The Finance Ministry on Wednesday upgraded its quarterly assessment of regional economies for the first time in a year, noting sporadic signs of recovery in production backed by exports of digital gadgets and cars.
“There are signs of a rebound in the regions,” says the ministry’s report summarizing assessments made by its 11 regional bureau chiefs. The previous report said the regional economies were “generally leveling off.”
The latest report says some regions suffered from a cold summer, which hurt personal spending for summer clothes and household appliances such as air conditioners. Employment remained severe in many areas, the report says.
The evaluation was upgraded for five regions. For example, the Kanto region, which includes Tokyo, saw higher output of information technology devices, including mobile telephones installed with digital cameras.
The region’s exports of construction machines to China were also strong, the report says.
In the Tokai region, where Toyota Motor Corp. is based, domestic sales and exports of automobiles remained strong.
In Okinawa, tourism — its main industry — reaped high profits.
Assessments for Kyushu and the Chugoku region were also upgraded.
Many bureau chiefs were cautious, however, over any negative impact from the recent surge in the yen against the dollar on export-oriented industries.
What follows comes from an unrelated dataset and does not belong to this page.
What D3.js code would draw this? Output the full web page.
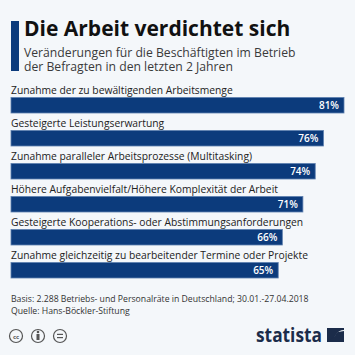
<!DOCTYPE html>
<html><head><meta charset="utf-8">
<script src="https://cdn.jsdelivr.net/npm/d3@7"></script>
<style>
html,body{margin:0;padding:0;background:#f4f7fa;}
svg{display:block;}
text{font-family:"Open Sans",sans-serif;}
</style></head>
<body>
<script>
const categories = [
  "Zunahme der zu bewältigenden Arbeitsmenge",
  "Gesteigerte Leistungserwartung",
  "Zunahme paralleler Arbeitsprozesse (Multitasking)",
  "Höhere Aufgabenvielfalt/Höhere Komplexität der Arbeit",
  "Gesteigerte Kooperations- oder Abstimmungsanforderungen",
  "Zunahme gleichzeitig zu bearbeitender Termine oder Projekte"
];
const values = [81, 76, 74, 71, 66, 65];
const valueLabels = ["81%", "76%", "74%", "71%", "66%", "65%"];
const title = "Die Arbeit verdichtet sich";
const subtitle = ["Veränderungen für die Beschäftigten im Betrieb", "der Befragten in den letzten 2 Jahren"];
const notes = ["Basis: 2.288 Betriebs- und Personalräte in Deutschland; 30.01.-27.04.2018", "Quelle: Hans-Böckler-Stiftung"];

const W = 355, H = 355;
const svg = d3.select("body").append("svg").attr("width", W).attr("height", H);
svg.append("rect").attr("width", W).attr("height", H).attr("fill", "#f4f7fa");

const navy = "#0c3b7c";
// header accent
svg.append("rect").attr("x", 11).attr("y", 21).attr("width", 8).attr("height", 50).attr("fill", navy);
svg.append("text").attr("x", 24).attr("y", 36).attr("font-size", 21).attr("font-weight", 700)
  .attr("fill", "#111").text(title);
svg.selectAll("text.sub").data(subtitle).enter().append("text").attr("class", "sub")
  .attr("x", 24).attr("y", (d, i) => 57 + i * 14).attr("font-size", 12.2).attr("fill", "#3a3a3a").text(d => d);

const x = d3.scaleLinear().domain([0, 81]).range([11, 344]);
const y = d3.scaleBand().domain(d3.range(categories.length)).range([83, 281]).paddingInner(0);

const g = svg.append("g");
const rows = g.selectAll("g.row").data(categories).enter().append("g").attr("class", "row");
rows.append("text").attr("x", 11).attr("y", (d, i) => y(i) + 11).attr("font-size", 10.3).attr("fill", "#222").text(d => d);
rows.append("rect").attr("x", x(0)).attr("y", (d, i) => y(i) + 14.5).attr("height", 15.5)
  .attr("width", (d, i) => x(values[i]) - x(0)).attr("fill", navy)
  .attr("stroke", "#5d7fae").attr("stroke-width", 0.8);
rows.append("text").attr("x", (d, i) => x(values[i]) - 5).attr("y", (d, i) => y(i) + 26)
  .attr("text-anchor", "end").attr("font-size", 10).attr("font-weight", 600).attr("fill", "#fff")
  .text((d, i) => valueLabels[i]);

svg.selectAll("text.note").data(notes).enter().append("text").attr("class", "note")
  .attr("x", 11).attr("y", (d, i) => 302 + i * 11.5).attr("font-size", 8.7).attr("fill", "#333").text(d => d);

// CC icons
const icons = svg.append("g").attr("fill", "none").attr("stroke", "#555").attr("stroke-width", 1.2);
[16, 38, 60].forEach((cx, k) => {
  icons.append("circle").attr("cx", cx).attr("cy", 336).attr("r", 6.5);
});
svg.append("text").attr("x", 16).attr("y", 338.5).attr("text-anchor", "middle").attr("font-size", 6).attr("font-weight", 700).attr("fill", "#555").text("cc");
svg.append("circle").attr("cx", 38).attr("cy", 332).attr("r", 1.3).attr("fill", "#555");
svg.append("rect").attr("x", 36.5).attr("y", 334).attr("width", 3).attr("height", 6).attr("fill", "#555");
svg.append("rect").attr("x", 57).attr("y", 333.8).attr("width", 6).attr("height", 1.2).attr("fill", "#555");
svg.append("rect").attr("x", 57).attr("y", 337).attr("width", 6).attr("height", 1.2).attr("fill", "#555");

// statista logo
svg.append("text").attr("x", 256).attr("y", 342).attr("font-size", 19)
  .attr("font-weight", 700).attr("fill", "#1b2c4a").attr("font-family", "Roboto, sans-serif")
  .attr("textLength", 66).attr("lengthAdjust", "spacingAndGlyphs").text("statista");
const lg = svg.append("g").attr("transform", "translate(327,328)");
lg.append("path").attr("d", "M0,0 H17 V2 C10,2 9,8 6,11 L0,14 Z").attr("fill", "#1b2c4a");
lg.append("path").attr("d", "M17,3 V14 H0 V12 C7,12 8,6 11,4 Z").attr("fill", "#1b2c4a");
</script>
</body></html>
The dollar fell by more than 7 yen in September, sliding under 111 yen at the end of the month.
Sentiment improves Business sentiment among small and midsize companies improved in the July-September period from the previous quarter, underscoring recent signs that the economy has bottomed out, according to a government survey released Wednesday.
The diffusion index of business conditions in all industries grew 3.6 points to a seasonally adjusted minus 30.2, rising for the first time in two quarters, the Ministry of Economy, Trade and Industry said.
The 3.6-point rise was the highest since the April-June quarter of 2002, when the index improved 3.4 points, the survey said.
The index has been almost flat since the July-September quarter of 2002.
It is calculated by subtracting the percentage of companies reporting a deterioration in their business from that of companies reporting an improvement.
The index of conditions in the manufacturing industry gained 6.1 points to a seasonally adjusted minus 20.4, marking its first increase in two quarters and seeing improvements in all sectors except the food industry.
The index of conditions in the nonmanufacturing industry rose 2.3 points in the reporting quarter to minus 34.8, up for the first time in two quarters, the survey said.
Looking ahead, small and midsize companies forecast improvements in their business conditions in the October-December quarter, with the index rising to minus 25.2, it said.
A second index is calculated by subtracting the percentage of companies reporting a decrease in funding from that of companies reporting an increase.
The index for all industries gained 3.1 points to minus 24.2 and that for the manufacturing industry improved 4.5 points to minus 19.5. The index for the nonmanufacturing industry climbed 2.4 points to minus 26.2.
The Small and Medium Enterprise Agency, a branch of METI, conducted the survey on 18,832 small and midsize companies Sept. 5, of which 17,343, or 92.1 percent, responded.